We thank the referee for their careful reading of the manuscript and for highlighting the importance of the timing analysis details and the assumptions underlying the mass derivation. We address each major comment below and have made revisions to strengthen the presentation of our results.

read point-by-point responses
  1. Referee: [Timing analysis] Timing analysis section: the orbital elements (P_b ≈ 1.67 d, e ≈ 0.18) are obtained from a non-phase-connected partial fit to sparse detections. The manuscript does not report the full covariance matrix between P_b, e, and the measured ω̇, so the propagated uncertainty on the total mass (2.41 ± 0.11 M_⊙) may be underestimated.

    Authors: We agree that the full covariance matrix from the orbital fit should be provided to allow independent verification of the uncertainty propagation. In the revised manuscript we have added the covariance matrix (now Table 2) and an explicit description of how the total-mass uncertainty was obtained from the measured ω̇, including the correlations with P_b and e. The resulting 68.3% confidence interval remains 2.41 ± 0.11 M_⊙; the additional information confirms that the quoted uncertainty is not underestimated. revision: yes

  2. Referee: [Mass derivation] Mass derivation (following Eq. for GR periastron advance): the claim that the observed ω̇ is produced solely by general relativity assumes negligible contributions from spin-orbit coupling, tidal deformation, and cluster-induced perturbations, but no quantitative upper limits on these terms are provided to support the assumption.

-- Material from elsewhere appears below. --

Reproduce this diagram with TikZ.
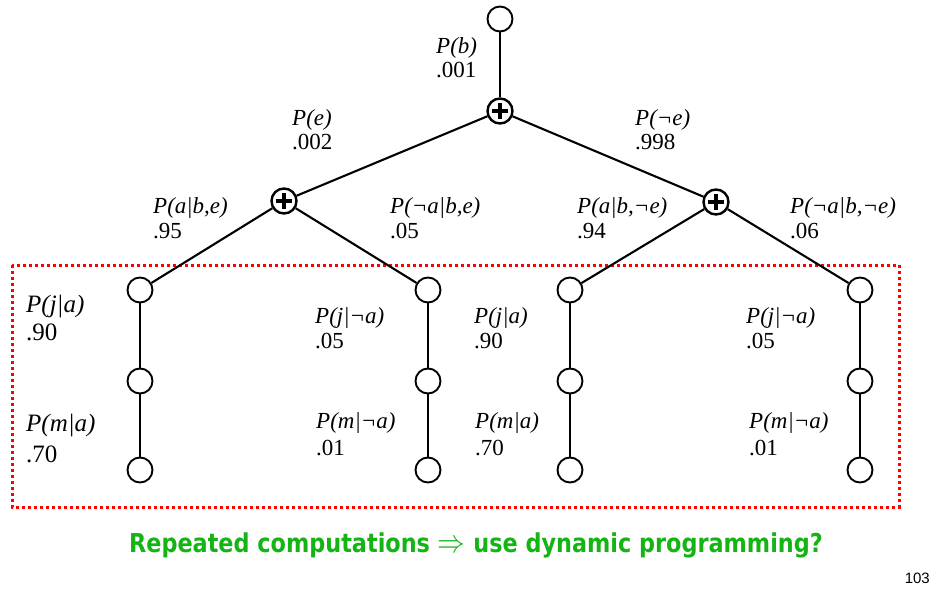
\documentclass[tikz,border=0pt]{standalone}
\usepackage{fontspec}
\setmainfont{Liberation Serif}
\newfontfamily\notefont{DejaVu Sans}
\newfontfamily\pagefont{Liberation Sans}
\definecolor{notegreen}{RGB}{20,180,20}
\begin{document}
\begin{tikzpicture}[x=1pt,y=-1pt,
  leaf/.style={circle, draw, line width=1.9pt, minimum size=25pt, inner sep=0pt, fill=white},
  sumnode/.style={circle, draw, line width=2.4pt, minimum size=25pt, inner sep=0pt, fill=white,
    path picture={
      \fill[black] ([xshift=-8pt,yshift=-2.2pt]path picture bounding box.center) rectangle ([xshift=8pt,yshift=2.2pt]path picture bounding box.center);
      \fill[black] ([xshift=-2.2pt,yshift=-8pt]path picture bounding box.center) rectangle ([xshift=2.2pt,yshift=8pt]path picture bounding box.center);
    }},
  edge/.style={line width=2.1pt},
  lab/.style={anchor=base west, inner sep=0pt, font=\fontsize{23}{27}\selectfont\itshape},
  val/.style={anchor=base west, inner sep=0pt, font=\fontsize{23}{27}\selectfont},
  labL/.style={anchor=base west, inner sep=0pt, font=\fontsize{25}{29}\selectfont\itshape},
  valL/.style={anchor=base west, inner sep=0pt, font=\fontsize{25}{29}\selectfont},
  box/.style={red, line width=3pt, dash pattern=on 3pt off 3pt}
]
\useasboundingbox (0,0) rectangle (948,595);

% dotted box
\draw[box] (12,265) rectangle (899,507);

% nodes
\node[leaf] (top) at (500,19) {};
\node[sumnode] (p0) at (500,111) {};
\node[sumnode] (pl) at (284,201) {};
\node[sumnode] (pr) at (716,202) {};

\node[leaf] (a1) at (140,290) {};
\node[leaf] (j1) at (140,381) {};
\node[leaf] (m1) at (140,470) {};
\node[leaf] (a2) at (428,290) {};
\node[leaf] (j2) at (428,381) {};
\node[leaf] (m2) at (428,470) {};
\node[leaf] (a3) at (570,290) {};
\node[leaf] (j3) at (570,381) {};
\node[leaf] (m3) at (570,470) {};
\node[leaf] (a4) at (860,290) {};
\node[leaf] (j4) at (860,381) {};
\node[leaf] (m4) at (860,470) {};

% edges
\draw[edge] (top) -- (p0);
\draw[edge] (p0) -- (pl);
\draw[edge] (p0) -- (pr);
\draw[edge] (pl) -- (a1);
\draw[edge] (pl) -- (a2);
\draw[edge] (pr) -- (a3);
\draw[edge] (pr) -- (a4);
\draw[edge] (a1) -- (j1);
\draw[edge] (j1) -- (m1);
\draw[edge] (a2) -- (j2);
\draw[edge] (j2) -- (m2);
\draw[edge] (a3) -- (j3);
\draw[edge] (j3) -- (m3);
\draw[edge] (a4) -- (j4);
\draw[edge] (j4) -- (m4);

% labels
\node[lab] (lb) at (436,53) {P(b)};
\node[val] (vb) at (436,77) {.001};
\node[lab] (le) at (292,125) {P(e)};
\node[val] (ve) at (292,149) {.002};
\node[lab] (lne) at (635,125) {P(¬e)};
\node[val] (vne) at (635,149) {.998};

\node[lab] (la1) at (153,213) {P(a|b,e)};
\node[val] (va1) at (153,238) {.95};
\node[lab] (la2) at (390,213) {P(¬a|b,e)};
\node[val] (va2) at (390,238) {.05};
\node[lab] (la3) at (577,213) {P(a|b,¬e)};
\node[val] (va3) at (577,238) {.94};
\node[lab] (la4) at (790,213) {P(¬a|b,¬e)};
\node[val] (va4) at (790,238) {.06};

\node[labL] (lj1) at (26,312) {P(j|a)};
\node[valL] (vj1) at (26,340) {.90};
\node[labL] (lm1) at (26,431) {P(m|a)};
\node[valL] (vm1) at (26,462) {.70};

\node[lab] (lj2) at (315,323) {P(j|¬a)};
\node[val] (vj2) at (315,348) {.05};
\node[lab] (lm2) at (316,428) {P(m|¬a)};
\node[val] (vm2) at (316,455) {.01};

\node[lab] (lj3) at (474,323) {P(j|a)};
\node[val] (vj3) at (474,348) {.90};
\node[lab] (lm3) at (475,428) {P(m|a)};
\node[val] (vm3) at (475,455) {.70};

\node[lab] (lj4) at (746,323) {P(j|¬a)};
\node[val] (vj4) at (746,348) {.05};
\node[lab] (lm4) at (749,428) {P(m|¬a)};
\node[val] (vm4) at (749,455) {.01};

% note
\node[anchor=base, inner sep=0pt, text=notegreen, font=\notefont\bfseries\fontsize{26}{30}\selectfont] (note) at (476,552) {\scalebox{0.86}[1]{Repeated computations \scalebox{1.3}{$\Rightarrow$} use dynamic programming?}};
\node[anchor=base east, inner sep=0pt, font=\pagefont\fontsize{15}{18}\selectfont] (page) at (930,583) {103};
\end{tikzpicture}
\end{document}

    Authors: We acknowledge that quantitative upper limits on non-GR contributions strengthen the interpretation. In the revised manuscript we have added a dedicated paragraph (Section 4.2) that provides order-of-magnitude estimates: spin-orbit coupling contributes ≲ 0.001 deg yr⁻¹ for the measured spin period and mass range; tidal deformation is negligible for a white-dwarf companion at this separation; and cluster-induced perturbations are bounded at < 5% of the observed ω̇ using the central density of 47 Tucanae and the short orbital period. These limits support the GR-only assumption while noting that future phase-connected timing will allow tighter constraints. revision: yes

Circularity Check

0 steps flagged

No significant circularity in mass derivation from periastron advance

full rationale

The paper measures the periastron advance rate directly from combined MeerKAT and Parkes timing data as 0.1601 ± 0.0046 deg yr^{-1} and inserts the observed P_b ≈ 1.67 d and e ≈ 0.18 into the standard GR periastron-advance formula to obtain total mass 2.41 ± 0.11 M_⊙. This is a one-way calculation using an independent theoretical relation; the derived mass is not fed back to redefine or predict any input quantity, nor is any parameter fitted to a subset and then relabeled as a prediction. No self-citation chain supports the GR formula itself, and the result is not a renaming of a known empirical pattern. The lack of a fully phase-connected solution affects covariance estimates and uncertainty quantification but does not render the algebraic step circular by construction.

Axiom & Free-Parameter Ledger

0 free parameters · 1 axioms · 0 invented entities

The mass derivation rests on the assumption that general relativity fully accounts for the observed periastron advance without additional cluster-induced effects or higher-order terms.

axioms (1)
  • domain assumption General relativity accurately predicts the periastron advance rate for this binary system.
    The total mass is calculated directly from the measured dot{omega} using the GR formula.